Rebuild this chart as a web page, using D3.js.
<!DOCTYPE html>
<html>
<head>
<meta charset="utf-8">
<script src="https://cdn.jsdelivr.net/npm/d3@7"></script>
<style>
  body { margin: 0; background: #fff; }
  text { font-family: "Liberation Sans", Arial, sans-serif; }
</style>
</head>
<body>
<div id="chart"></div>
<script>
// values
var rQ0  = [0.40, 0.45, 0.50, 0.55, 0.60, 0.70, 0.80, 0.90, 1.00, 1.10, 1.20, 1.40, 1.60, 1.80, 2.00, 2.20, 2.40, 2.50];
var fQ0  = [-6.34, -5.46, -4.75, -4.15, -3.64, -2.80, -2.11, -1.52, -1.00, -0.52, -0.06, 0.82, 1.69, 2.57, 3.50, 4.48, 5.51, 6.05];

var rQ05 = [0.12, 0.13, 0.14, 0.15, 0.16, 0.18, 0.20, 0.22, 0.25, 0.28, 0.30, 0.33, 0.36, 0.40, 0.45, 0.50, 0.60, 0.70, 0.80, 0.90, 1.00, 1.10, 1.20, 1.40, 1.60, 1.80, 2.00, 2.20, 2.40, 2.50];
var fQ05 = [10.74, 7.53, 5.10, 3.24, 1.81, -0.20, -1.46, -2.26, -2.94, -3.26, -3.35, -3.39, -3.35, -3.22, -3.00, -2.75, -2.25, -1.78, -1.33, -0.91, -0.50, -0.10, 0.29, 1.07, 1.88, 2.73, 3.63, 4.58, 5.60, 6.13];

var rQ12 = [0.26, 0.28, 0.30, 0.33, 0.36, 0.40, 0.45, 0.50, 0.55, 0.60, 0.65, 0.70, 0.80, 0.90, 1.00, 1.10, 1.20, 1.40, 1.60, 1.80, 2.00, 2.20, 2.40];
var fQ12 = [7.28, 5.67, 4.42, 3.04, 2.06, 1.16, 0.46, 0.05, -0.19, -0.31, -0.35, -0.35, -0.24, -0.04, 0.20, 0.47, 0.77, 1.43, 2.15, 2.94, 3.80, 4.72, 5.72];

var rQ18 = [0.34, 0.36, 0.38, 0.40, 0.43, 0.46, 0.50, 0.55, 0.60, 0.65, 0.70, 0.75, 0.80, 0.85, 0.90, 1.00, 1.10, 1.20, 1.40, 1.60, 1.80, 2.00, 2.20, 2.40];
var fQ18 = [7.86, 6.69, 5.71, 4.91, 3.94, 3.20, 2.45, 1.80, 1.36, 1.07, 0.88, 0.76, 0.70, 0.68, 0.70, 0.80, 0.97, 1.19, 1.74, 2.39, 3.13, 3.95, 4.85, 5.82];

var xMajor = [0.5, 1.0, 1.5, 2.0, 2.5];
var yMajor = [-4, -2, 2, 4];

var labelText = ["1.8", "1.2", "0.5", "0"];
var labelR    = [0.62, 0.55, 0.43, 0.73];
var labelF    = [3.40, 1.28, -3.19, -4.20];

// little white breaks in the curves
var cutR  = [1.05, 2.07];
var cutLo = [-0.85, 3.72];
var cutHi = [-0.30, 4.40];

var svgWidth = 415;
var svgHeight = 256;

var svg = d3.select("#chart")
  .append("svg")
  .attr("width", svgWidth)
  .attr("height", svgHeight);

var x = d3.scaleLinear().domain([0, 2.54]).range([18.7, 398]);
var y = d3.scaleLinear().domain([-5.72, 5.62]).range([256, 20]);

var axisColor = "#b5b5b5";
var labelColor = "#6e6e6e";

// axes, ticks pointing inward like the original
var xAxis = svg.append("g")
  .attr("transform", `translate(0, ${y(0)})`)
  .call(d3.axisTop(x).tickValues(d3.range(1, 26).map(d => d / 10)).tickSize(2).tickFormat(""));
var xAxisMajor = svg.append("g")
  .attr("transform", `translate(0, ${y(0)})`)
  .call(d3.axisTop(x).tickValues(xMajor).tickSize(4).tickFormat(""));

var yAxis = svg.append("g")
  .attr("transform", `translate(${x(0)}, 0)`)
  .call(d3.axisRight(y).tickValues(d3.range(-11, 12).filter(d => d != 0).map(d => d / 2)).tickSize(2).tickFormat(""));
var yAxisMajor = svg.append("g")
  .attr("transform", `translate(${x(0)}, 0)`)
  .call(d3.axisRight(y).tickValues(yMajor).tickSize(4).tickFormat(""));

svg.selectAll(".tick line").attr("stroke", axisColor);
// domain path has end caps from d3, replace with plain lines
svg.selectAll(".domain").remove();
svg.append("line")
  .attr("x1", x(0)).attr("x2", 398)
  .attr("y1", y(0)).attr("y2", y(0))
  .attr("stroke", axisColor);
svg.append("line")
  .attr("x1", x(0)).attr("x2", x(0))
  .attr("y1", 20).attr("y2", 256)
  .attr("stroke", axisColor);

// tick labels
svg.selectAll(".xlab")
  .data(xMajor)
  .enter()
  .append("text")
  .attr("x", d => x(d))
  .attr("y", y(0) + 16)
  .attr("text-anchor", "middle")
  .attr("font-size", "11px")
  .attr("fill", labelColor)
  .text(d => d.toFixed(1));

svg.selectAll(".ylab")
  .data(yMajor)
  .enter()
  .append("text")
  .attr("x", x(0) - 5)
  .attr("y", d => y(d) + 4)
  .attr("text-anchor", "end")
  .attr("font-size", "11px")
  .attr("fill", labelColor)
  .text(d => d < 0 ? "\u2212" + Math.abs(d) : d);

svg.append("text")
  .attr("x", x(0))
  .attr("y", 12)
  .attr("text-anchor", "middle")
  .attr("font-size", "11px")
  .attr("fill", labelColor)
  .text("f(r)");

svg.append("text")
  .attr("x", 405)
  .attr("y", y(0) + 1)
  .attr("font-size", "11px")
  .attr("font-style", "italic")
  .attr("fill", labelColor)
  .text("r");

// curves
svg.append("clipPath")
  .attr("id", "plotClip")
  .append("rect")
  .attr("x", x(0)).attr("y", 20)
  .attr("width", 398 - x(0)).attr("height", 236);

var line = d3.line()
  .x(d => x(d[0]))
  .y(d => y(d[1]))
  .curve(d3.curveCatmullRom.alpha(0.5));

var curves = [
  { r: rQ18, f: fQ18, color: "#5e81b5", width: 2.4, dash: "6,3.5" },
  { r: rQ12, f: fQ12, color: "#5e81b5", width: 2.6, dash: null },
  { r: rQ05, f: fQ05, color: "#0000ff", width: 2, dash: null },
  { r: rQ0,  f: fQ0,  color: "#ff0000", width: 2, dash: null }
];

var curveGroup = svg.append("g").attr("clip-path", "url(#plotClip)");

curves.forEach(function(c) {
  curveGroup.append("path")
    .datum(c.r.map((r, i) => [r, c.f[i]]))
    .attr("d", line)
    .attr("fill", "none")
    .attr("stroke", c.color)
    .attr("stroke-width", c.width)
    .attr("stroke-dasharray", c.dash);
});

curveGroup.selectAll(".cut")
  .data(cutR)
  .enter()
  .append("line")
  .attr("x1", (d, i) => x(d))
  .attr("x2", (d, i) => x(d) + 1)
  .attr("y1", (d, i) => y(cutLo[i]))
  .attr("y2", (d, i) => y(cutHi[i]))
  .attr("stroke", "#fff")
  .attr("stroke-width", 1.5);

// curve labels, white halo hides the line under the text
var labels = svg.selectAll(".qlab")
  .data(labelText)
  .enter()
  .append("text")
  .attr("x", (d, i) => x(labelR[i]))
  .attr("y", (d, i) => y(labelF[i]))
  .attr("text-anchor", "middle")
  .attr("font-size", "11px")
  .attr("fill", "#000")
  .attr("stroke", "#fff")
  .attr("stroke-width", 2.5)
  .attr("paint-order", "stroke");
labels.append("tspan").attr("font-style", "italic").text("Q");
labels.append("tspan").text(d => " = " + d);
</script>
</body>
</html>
▬▬▬▬▬▬▬▬▬▬
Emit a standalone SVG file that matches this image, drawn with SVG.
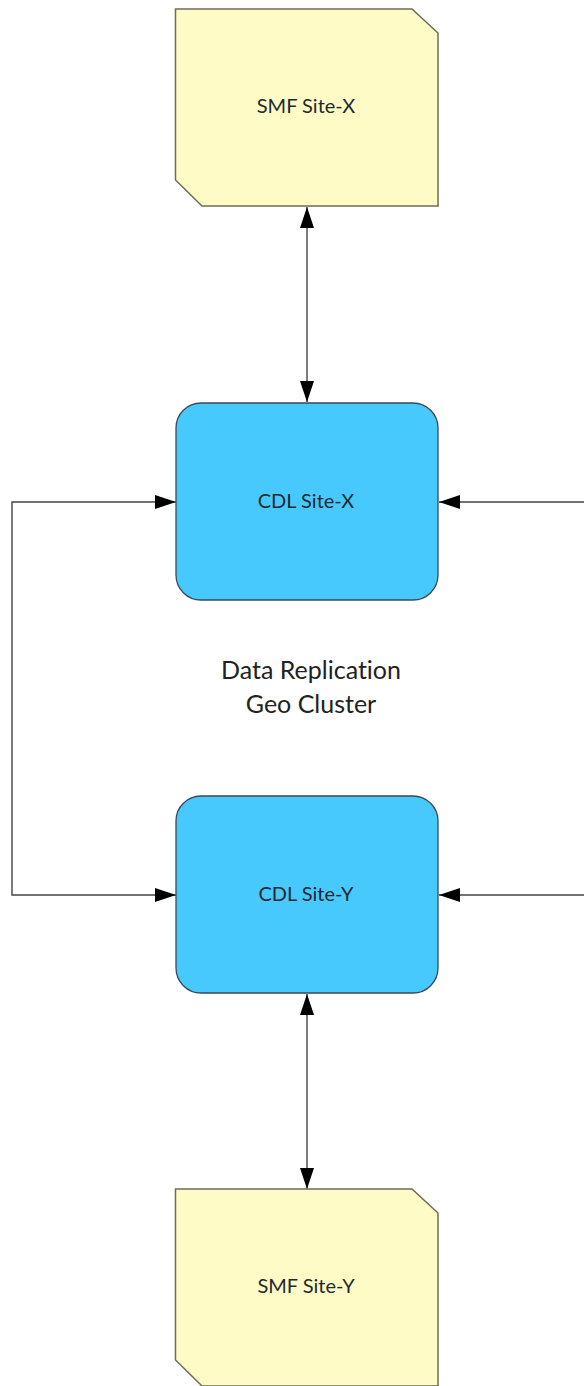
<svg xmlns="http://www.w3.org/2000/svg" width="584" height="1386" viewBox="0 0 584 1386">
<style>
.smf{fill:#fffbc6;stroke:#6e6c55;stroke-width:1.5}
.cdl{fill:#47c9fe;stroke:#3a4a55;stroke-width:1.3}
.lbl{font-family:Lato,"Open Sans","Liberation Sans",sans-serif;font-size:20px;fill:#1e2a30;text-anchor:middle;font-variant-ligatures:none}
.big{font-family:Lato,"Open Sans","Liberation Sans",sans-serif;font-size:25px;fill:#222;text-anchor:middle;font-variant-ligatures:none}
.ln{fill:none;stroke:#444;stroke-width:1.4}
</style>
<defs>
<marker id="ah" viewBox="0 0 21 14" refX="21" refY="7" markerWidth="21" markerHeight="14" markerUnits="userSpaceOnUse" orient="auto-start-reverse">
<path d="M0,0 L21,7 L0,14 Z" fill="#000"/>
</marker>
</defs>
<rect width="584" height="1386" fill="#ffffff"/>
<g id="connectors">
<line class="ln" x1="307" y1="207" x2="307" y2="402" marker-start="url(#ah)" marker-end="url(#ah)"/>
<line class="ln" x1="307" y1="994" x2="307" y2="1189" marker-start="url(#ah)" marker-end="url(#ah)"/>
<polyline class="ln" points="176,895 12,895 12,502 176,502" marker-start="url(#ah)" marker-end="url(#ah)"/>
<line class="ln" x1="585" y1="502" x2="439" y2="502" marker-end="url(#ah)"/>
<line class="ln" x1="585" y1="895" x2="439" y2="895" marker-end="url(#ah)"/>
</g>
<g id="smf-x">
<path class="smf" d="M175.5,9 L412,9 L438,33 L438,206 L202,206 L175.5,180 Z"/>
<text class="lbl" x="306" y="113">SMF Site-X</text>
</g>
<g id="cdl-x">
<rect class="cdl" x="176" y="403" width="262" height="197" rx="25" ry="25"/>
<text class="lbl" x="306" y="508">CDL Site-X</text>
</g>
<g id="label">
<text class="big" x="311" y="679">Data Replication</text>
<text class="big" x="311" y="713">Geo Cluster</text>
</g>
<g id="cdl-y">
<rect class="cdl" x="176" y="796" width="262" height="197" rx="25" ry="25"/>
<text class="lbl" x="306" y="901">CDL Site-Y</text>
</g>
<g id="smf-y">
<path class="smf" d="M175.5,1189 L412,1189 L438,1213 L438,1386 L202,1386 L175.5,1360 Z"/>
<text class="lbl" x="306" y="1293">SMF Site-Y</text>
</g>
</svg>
▬▬▬▬▬▬▬▬▬▬
:: EXERCISE TASK ::
Count how many lines above carry the word "chart". Only the number is required.

:: FULL SOLUTION ::
3